The Purpose of the Law

19 The purpose of the law was to keep a sinful people in the way of salvation until Christ (the descendant) came, inheriting the promises and distributing them to us. Obviously this law was not a firsthand encounter with God. It was arranged by angelic messengers through a middleman, Moses. 20 But if there is a middleman as there was at Sinai, then the people are not dealing directly with God, are they? But the original promise is the direct blessing of God, received by faith. 21 If such is the case, is the law, then, an anti-promise, a negation of God's will for us? Not at all. Its purpose was to make obvious to everyone that we are, in ourselves, out of right relationship with God, and therefore to show us the futility of devising some religious system for getting by our own efforts what we can only get by waiting in faith for God to complete his promise.
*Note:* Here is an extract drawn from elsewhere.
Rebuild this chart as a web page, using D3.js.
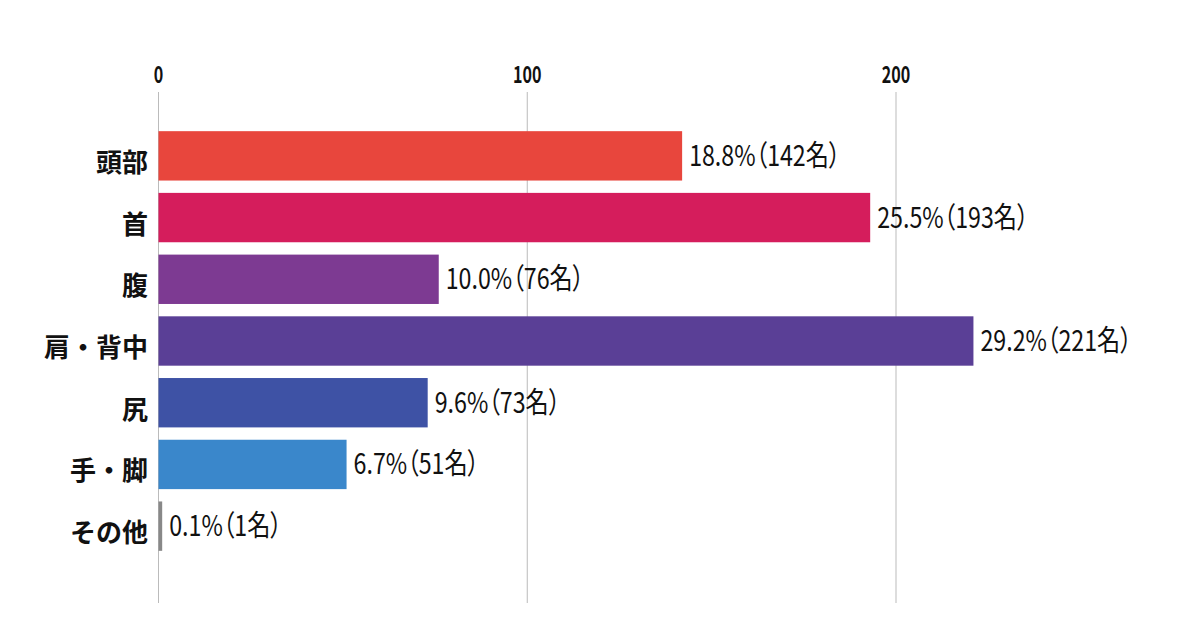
<!DOCTYPE html>
<html>
<head>
<meta charset="utf-8">
<script src="https://cdn.jsdelivr.net/npm/d3@7"></script>
<style>
  body { margin: 0; background: #fff; }
  .tick-label { font-family: "Noto Sans CJK JP", sans-serif; font-weight: bold; font-size: 23px; fill: #111; }
  .cat-label { font-family: "Noto Sans CJK JP", sans-serif; font-weight: bold; font-size: 26px; fill: #111; }
  .val-label { font-family: "Noto Sans CJK JP", sans-serif; font-weight: 400; font-size: 29px; fill: #111; font-feature-settings: "palt" 1; }
</style>
</head>
<body>
<svg id="chart" width="1200" height="644"></svg>
<script>
// data
const categories = ["頭部", "首", "腹", "肩・背中", "尻", "手・脚", "その他"];
const counts = [142, 193, 76, 221, 73, 51, 1];
const percents = ["18.8", "25.5", "10.0", "29.2", "9.6", "6.7", "0.1"];
const barColors = ["#e8463d", "#d51d5c", "#7d3a92", "#5a3f96", "#3e52a5", "#3a87cb", "#888888"];
const tickValues = [0, 100, 200];

const svg = d3.select("#chart");

// scales
const x = d3.scaleLinear()
    .domain([0, 200])
    .range([158.5, 896]);

const y = d3.scaleBand()
    .domain(categories)
    .range([125, 557])
    .paddingInner(0.2)
    .paddingOuter(0.1);

// grid lines + tick labels
const grid = svg.append("g");
grid.selectAll("line")
    .data(tickValues)
    .enter()
    .append("line")
    .attr("x1", (d) => x(d))
    .attr("x2", (d) => x(d))
    .attr("y1", 92)
    .attr("y2", 603)
    .attr("stroke", "#bbb")
    .attr("stroke-width", 1);

grid.selectAll("text")
    .data(tickValues)
    .enter()
    .append("text")
    .attr("class", "tick-label")
    .attr("transform", (d) => "translate(" + x(d) + ",83) scale(0.7,1)")
    .attr("text-anchor", "middle")
    .text((d) => d);

// bars
const rows = categories.map((c, i) => ({cat: c, n: counts[i], pct: percents[i], color: barColors[i]}));

svg.append("g")
    .selectAll("rect")
    .data(rows)
    .enter()
    .append("rect")
    .attr("x", x(0))
    .attr("y", (d) => y(d.cat))
    .attr("width", (d) => Math.max(x(d.n) - x(0), 3))
    .attr("height", y.bandwidth())
    .attr("fill", (d) => d.color);

// category labels
svg.append("g")
    .selectAll("text")
    .data(rows)
    .enter()
    .append("text")
    .attr("class", "cat-label")
    .attr("x", 148)
    .attr("y", (d) => y(d.cat) + y.bandwidth() / 2 + 16)
    .attr("text-anchor", "end")
    .text((d) => d.cat);

// value labels (condensed look)
svg.append("g")
    .selectAll("text")
    .data(rows)
    .enter()
    .append("text")
    .attr("class", "val-label")
    .attr("transform", (d) => "translate(" + (Math.max(x(d.n), x(0) + 3) + 7) + "," +
        (y(d.cat) + y.bandwidth() / 2 + 10) + ") scale(0.8,1)")
    .text((d) => d.pct + "%（" + d.n + "名）");
</script>
</body>
</html>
For if any kind of rule-keeping had power to create life in us, we would certainly have gotten it by this time. 22  23 Until the time when we were mature enough to respond freely in faith to the living God, we were carefully surrounded and protected by the Mosaic law. 24 The law was like those Greek tutors, with which you are familiar, who escort children to school and protect them from danger or distraction, making sure the children will really get to the place they set out for. 25 But now you have arrived at your destination: 26 By faith in Christ you are in direct relationship with God. 27 Your baptism in Christ was not just washing you up for a fresh start. It also involved dressing you in an adult faith wardrobe - Christ's life, the fulfillment of God's original promise. 28 In Christ's family there can be no division into Jew and non-Jew, slave and free, male and female. Among us you are all equal. That is, we are all in a common relationship with Jesus Christ. 29 Also, since you are Christ's family, then you are Abraham's famous "descendant," heirs according to the covenant promises.